Short task
Your task is to repeat the lines below exactly, excluding any pictures they contain.

Provided data

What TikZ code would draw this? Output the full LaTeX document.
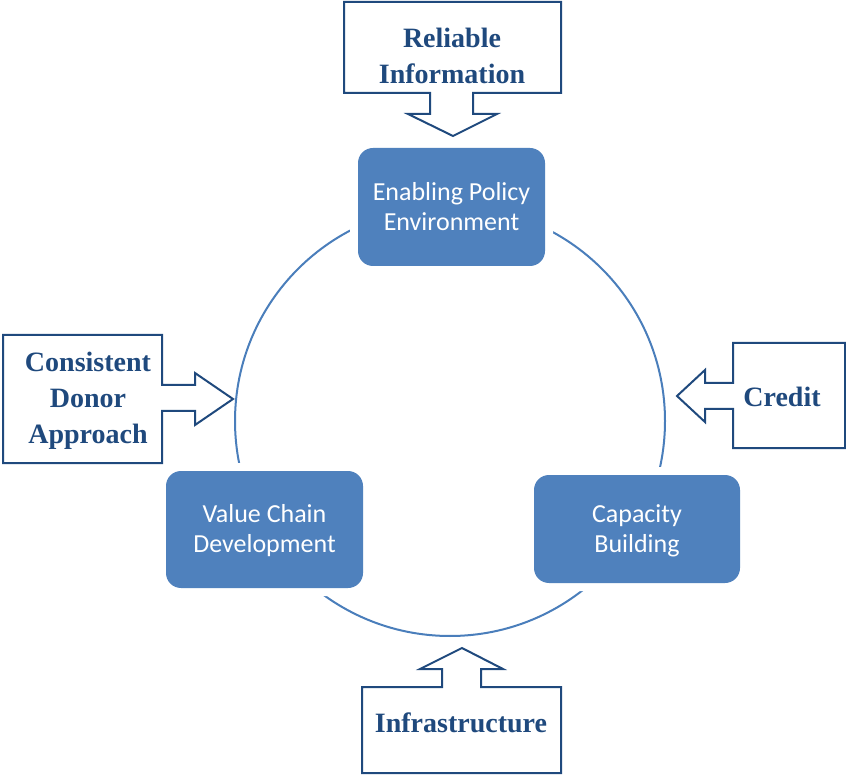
\documentclass[tikz,border=0pt]{standalone}
\usepackage{fontspec}
\setmainfont{Liberation Serif}
\newfontfamily\calib{Carlito}
\definecolor{boxblue}{HTML}{4F81BD}
\definecolor{ringblue}{HTML}{4A7EBB}
\definecolor{darkblue}{HTML}{1F497D}
\tikzset{
  stagebox/.style={rounded corners=15pt, fill=boxblue,
    preaction={draw=white, line width=16pt, rounded corners=15pt}},
  stagetext/.style={text=white, align=center, font=\calib\fontsize{26}{30}\selectfont},
  callout/.style={draw=darkblue, line width=2pt, fill=white, line join=miter},
  callouttext/.style={text=darkblue, align=center, font=\bfseries\fontsize{28}{36}\selectfont}
}
\begin{document}
\begin{tikzpicture}[x=1pt,y=-1pt]
\useasboundingbox (0,0) rectangle (846,775);
% ring
\coordinate (c) at (450,421);
\draw[ringblue, line width=2pt] (c) circle[radius=215pt];
% stage boxes
\path[stagebox] (358,148) rectangle (545,266);
\node[stagetext] (policy) at (451.5,207) {Enabling Policy\\Environment};
\path[stagebox] (166,471) rectangle (363,588);
\node[stagetext] (value) at (264.5,531) {Value Chain\\Development};
\path[stagebox] (534,475) rectangle (740,583);
\node[stagetext] (capacity) at (637,531) {Capacity\\Building};
% callouts
\draw[callout] (344,2) -- (561,2) -- (561,93) -- (473,93) -- (473,114) -- (497,114) -- (453,136) -- (408,114) -- (430,114) -- (430,93) -- (344,93) -- cycle;
\node[callouttext] (info) at (452,56) {Reliable\\Information};
\draw[callout] (3,335) -- (162,335) -- (162,385) -- (195,385) -- (195,373) -- (233,399) -- (195,425) -- (195,411) -- (162,411) -- (162,463) -- (3,463) -- cycle;
\node[callouttext] (donor) at (88,401) {Consistent\\Donor\\Approach};
\draw[callout] (733,343) -- (845,343) -- (845,448) -- (733,448) -- (733,409) -- (705,409) -- (705,422) -- (677,396) -- (705,370) -- (705,383) -- (733,383) -- cycle;
\node[callouttext] (credit) at (782,397) {Credit};
\draw[callout] (362,687) -- (442,687) -- (442,669) -- (420,669) -- (462,648) -- (503,669) -- (481,669) -- (481,687) -- (561,687) -- (561,773) -- (362,773) -- cycle;
\node[callouttext] (infra) at (461,723) {Infrastructure};
\end{tikzpicture}
\end{document}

Correct output
What TikZ code would draw this? Output the full LaTeX document.
\documentclass[tikz,border=0pt]{standalone}
\usepackage{fontspec}
\setmainfont{Liberation Serif}
\newfontfamily\calib{Carlito}
\definecolor{boxblue}{HTML}{4F81BD}
\definecolor{ringblue}{HTML}{4A7EBB}
\definecolor{darkblue}{HTML}{1F497D}
\tikzset{
  stagebox/.style={rounded corners=15pt, fill=boxblue,
    preaction={draw=white, line width=16pt, rounded corners=15pt}},
  stagetext/.style={text=white, align=center, font=\calib\fontsize{26}{30}\selectfont},
  callout/.style={draw=darkblue, line width=2pt, fill=white, line join=miter},
  callouttext/.style={text=darkblue, align=center, font=\bfseries\fontsize{28}{36}\selectfont}
}
\begin{document}
\begin{tikzpicture}[x=1pt,y=-1pt]
\useasboundingbox (0,0) rectangle (846,775);
% ring
\coordinate (c) at (450,421);
\draw[ringblue, line width=2pt] (c) circle[radius=215pt];
% stage boxes
\path[stagebox] (358,148) rectangle (545,266);
\node[stagetext] (policy) at (451.5,207) {Enabling Policy\\Environment};
\path[stagebox] (166,471) rectangle (363,588);
\node[stagetext] (value) at (264.5,531) {Value Chain\\Development};
\path[stagebox] (534,475) rectangle (740,583);
\node[stagetext] (capacity) at (637,531) {Capacity\\Building};
% callouts
\draw[callout] (344,2) -- (561,2) -- (561,93) -- (473,93) -- (473,114) -- (497,114) -- (453,136) -- (408,114) -- (430,114) -- (430,93) -- (344,93) -- cycle;
\node[callouttext] (info) at (452,56) {Reliable\\Information};
\draw[callout] (3,335) -- (162,335) -- (162,385) -- (195,385) -- (195,373) -- (233,399) -- (195,425) -- (195,411) -- (162,411) -- (162,463) -- (3,463) -- cycle;
\node[callouttext] (donor) at (88,401) {Consistent\\Donor\\Approach};
\draw[callout] (733,343) -- (845,343) -- (845,448) -- (733,448) -- (733,409) -- (705,409) -- (705,422) -- (677,396) -- (705,370) -- (705,383) -- (733,383) -- cycle;
\node[callouttext] (credit) at (782,397) {Credit};
\draw[callout] (362,687) -- (442,687) -- (442,669) -- (420,669) -- (462,648) -- (503,669) -- (481,669) -- (481,687) -- (561,687) -- (561,773) -- (362,773) -- cycle;
\node[callouttext] (infra) at (461,723) {Infrastructure};
\end{tikzpicture}
\end{document}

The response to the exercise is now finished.